Fun Fact: Now you can actually stay in this home for a night, or a month! It just comes at a hefty price. But, if you’ve got $20,000 lying around go right ahead and spend a month in NOLA.
The Commander’s Palace
This is an optional recommendation. I did not eat here but it was recommended to me. This is a tourist hotspot and it’s a very formal dining experience. It’s often ranked as the best restaurant in New Orleans, and there’s even a dress code! So if you decide to eat here make sure you look the part because they will turn you away. You can’t miss this restaurant because of the bright blue paint.

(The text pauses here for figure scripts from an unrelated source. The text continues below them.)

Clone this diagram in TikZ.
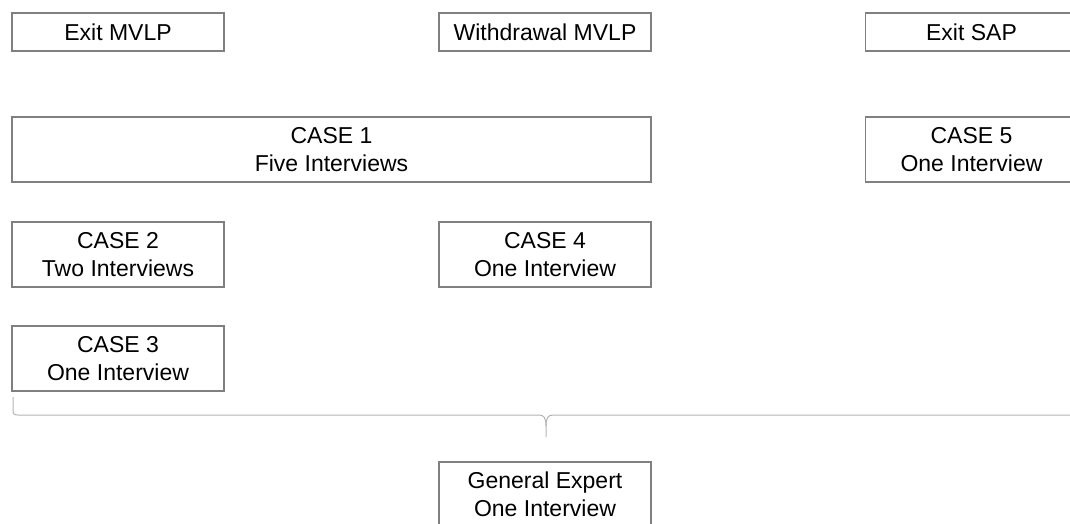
\documentclass[tikz,border=0pt]{standalone}
\usepackage{fontspec}
\setmainfont{Liberation Sans}
\begin{document}
\begin{tikzpicture}[x=1pt,y=-1pt,
  box/.style={draw=boxgray, line width=1.3pt, fill=white, inner sep=0pt,
    minimum width=212pt, align=center, text=black,
    font=\fontsize{23}{28}\selectfont},
  onebox/.style={box, minimum height=38pt},
  twobox/.style={box, minimum height=65pt},
  bracel/.style={draw=bracegray, line width=1pt}]
\definecolor{boxgray}{HTML}{808080}
\definecolor{bracegray}{HTML}{B4B4B4}
\useasboundingbox (0,0) rectangle (1070,523);
\clip (0,0) rectangle (1070,523);
\node[onebox] (exitmvlp) at (118,32) {Exit MVLP};
\node[onebox] (withdrawal) at (545,32) {Withdrawal MVLP};
\node[onebox] (exitsap) at (971.5,32) {Exit SAP};
\node[twobox, minimum width=639pt] (case1) at (331.5,149.5) {CASE 1\\Five Interviews};
\node[twobox] (case5) at (971.5,149.5) {CASE 5\\One Interview};
\node[twobox] (case2) at (118,254.5) {CASE 2\\Two Interviews};
\node[twobox] (case4) at (545,254.5) {CASE 4\\One Interview};
\node[twobox] (case3) at (118,358.5) {CASE 3\\One Interview};
\node[twobox] (expert) at (545,494.5) {General Expert\\One Interview};
% brace
\coordinate (bl) at (13,397);
\coordinate (br) at (1078,397);
\coordinate (tip) at (546,437);
\draw[bracel] (bl) -- (13,410) .. controls (13,414) and (14,415) .. (18,415)
  -- (539,415) .. controls (544,415) and (546,418) .. (546,426) -- (tip);
\draw[bracel] (br) -- (1078,410) .. controls (1078,414) and (1077,415) .. (1073,415)
  -- (553,415) .. controls (548,415) and (546,418) .. (546,426);
\end{tikzpicture}
\end{document}
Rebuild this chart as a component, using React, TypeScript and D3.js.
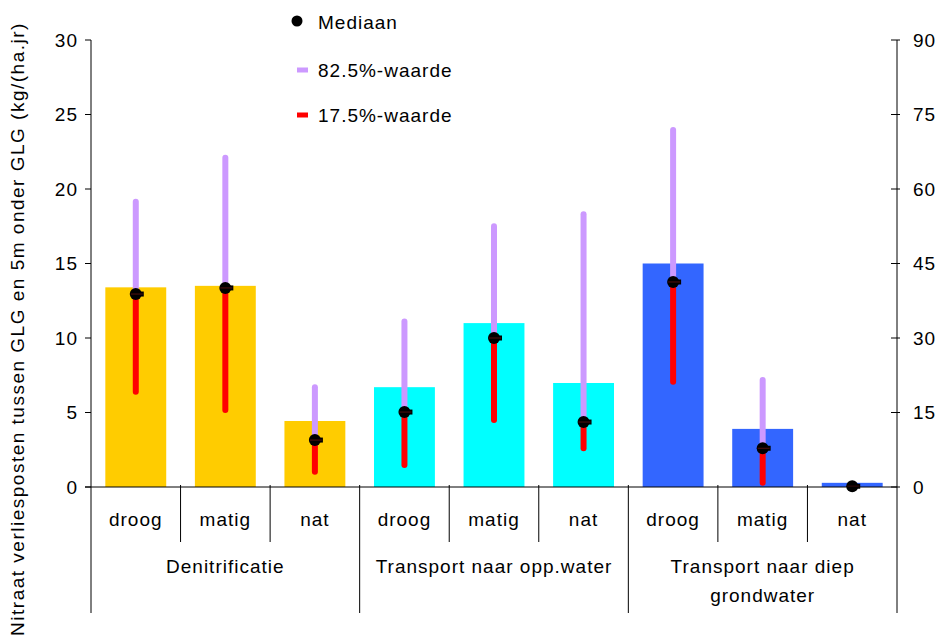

Travel Tip: I ate at The Rum House instead, which was a terrific Caribbean Taqueria!
There are more fun restaurants and shops here. I went into a great bookstore while I was browsing. Unfortunately because it was Sunday evening a lot of the places were closed, so plan ahead when visiting the Garden District. I don’t recommend going on a Sunday!
Find a Speak Easy
To end your trip to NOLA, go to a Speak Easy! Originating in the 1920’s during prohibition, these were secret bars people would meet at in order to drink. Do some research and ask around to find one, and just follow their instructions to get in. The quest for the password and location is all part of the fun! And if you’re really into it, dress up. Don’t just go in your street clothes.
On my next trip to the Big Easy I want to plan it around Mardi Gras. This city gets over 11 million tourists every year, and a majority of them come between December and March. There are so many festivals that it’s always a good time, but I’m excited to experience the most iconic festival the city hosts each year.
What are your favorite parts of New Orleans & what should I plan for next time? Leave a comment below!
And be careful… they say you always come back to NOLA, but after 3 visits if you’re returning it’s because you’re moving here. You just can’t help but fall in love with this city.